Duterte Ally in Hot Water for Naming Political Group After BTS

BTS stans told the politician to stop using the world famous K-Pop group’s name.
Above: South Korean K-Pop boy band BTS speak at the United Nations headquarters in New York City. Below: Representative Alan Peter Cayetano launches his political bloc named "BTS sa Kongreso" in Manila despite backlash from BTS fans. PHOTO: Mark GARTEN / AFP / ANTHONY ESGUERRA 

A close ally of Philippine President Rodrigo Duterte was savaged online by supporters of South Korean boy band BTS on Thursday after he launched a coalition using their name, the latest in a series of dramatic and bizarre stunts from the controversial politician.

Alan Peter Cayetano was Duterte’s running mate in the 2016 election, but he lost the contest (vice-presidents are elected in separate races in the Philippines) and was elected Speaker of the House in 2019. 


The 50-year-old has been a staunch supporter of Duterte’s bloody war on drugs. He was also in the top House role when prominent broadcaster ABS-CBN was shut down after lawmakers refused to renew its license. At the time, he was criticized for launching an exhibit in the House related to the career of late basketball star Kobe Bryant instead of prioritizing hearings for the network’s franchise.

Announced at a press conference in which some speculated that he would accompany the news by dancing to music from the hit band, Cayetano’s new political bloc “BTS sa Kongreso” (BTS in the Congress) comes three months after he was ousted from the speaker’s position in October last year. 


Representative Alan Peter Cayetano (first row, center) leads the launch of "BTS sa Kongreso" on Thursday, Jan. 14 in Manila. PHOTO: ANTHONY ESGUERRA

“BTS sa Kongreso” stands for “Back To Service” in Congress, Cayetano explained. But critics accused him of trying to use one of the most searchable terms in the world to fuel a comeback. Just like the band BTS, Cayetano’s political bloc in Congress is made up of seven people, all of them men (though one did not appear in the above picture).

“It just means we’re back to service,” Cayetano told reporters. “If we had publicity, whether positive or negative, we did not intend to offend the fans.”


The first K-Pop group to ever clinch a Grammy nomination, BTS is a global sensation whose influence has expanded from cultural issues to social causes. Their fans, known as ARMY, are also fiercely protective of their idols. As word spread that Cayetano was going to use the BTS name, Filipino Twitter erupted in condemnation. On Wednesday, the hashtag #CayetanoStopUsingBTS trended in the country.

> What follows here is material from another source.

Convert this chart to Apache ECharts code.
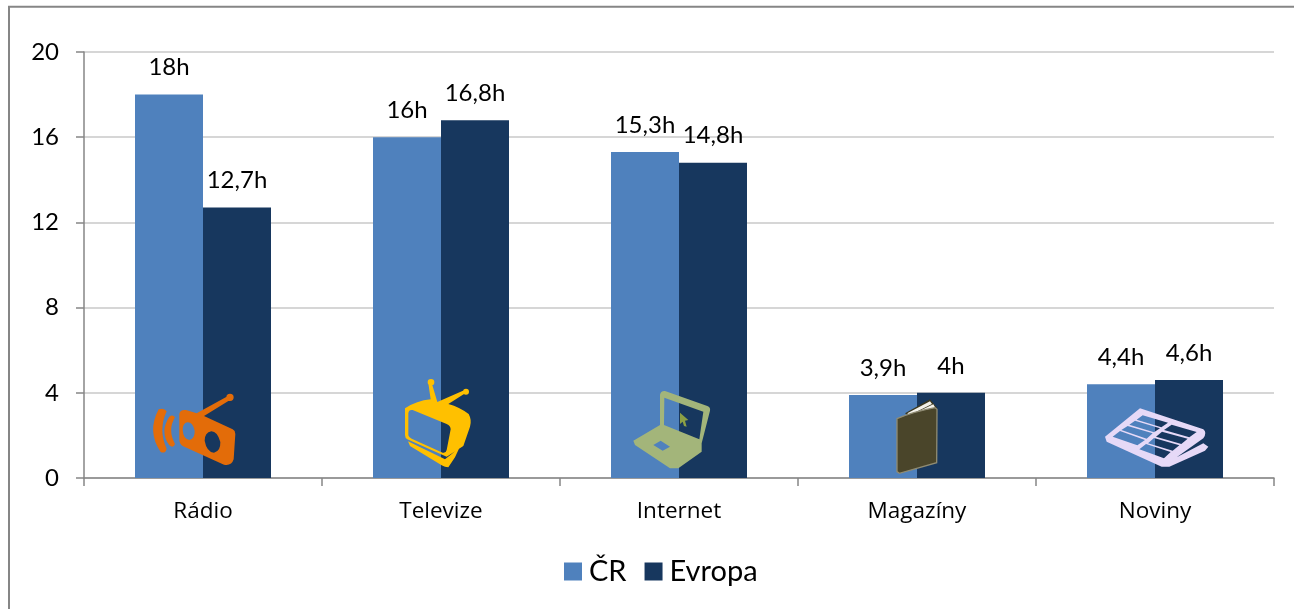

“Alan Cayetano’s use of BTS name for their new bloc reeks of his desperation to stay relevant,” fan Pauline Bolisay told VICE World News. “Ironically, Cayetano stands on the opposite end of what BTS stands for, authenticity, humility and sincere desire for social justice.”

Others see a more calculated ploy with 2022 national elections around the corner in a country where voters have catapulted showbiz personalities, anchors and well-known athletes like boxing legend Manny Pacquiao to top posts.

“It’s corny but it’s actually been a tradition,” said Dr. Jean Encinas-Franco, a political science professor at the University of the Philippines. “It also reflects to a certain extent the weakness of our political parties. Political groups would rather resort to faddish or popular names to differentiate themselves from other groups. It speaks of the lack of ideological or policy-based parties.”

But Franco said using the BTS brand was “ill-advised.” She noted that fans of the group are progressive and have adopted causes championed by their idols, who have spoken out against racial discrimination and other issues. They have also mobilized online to drown out racist tweets during Black Lives Matter protests in the United States last year, and to thwart attendance at a rally for President Donald Trump.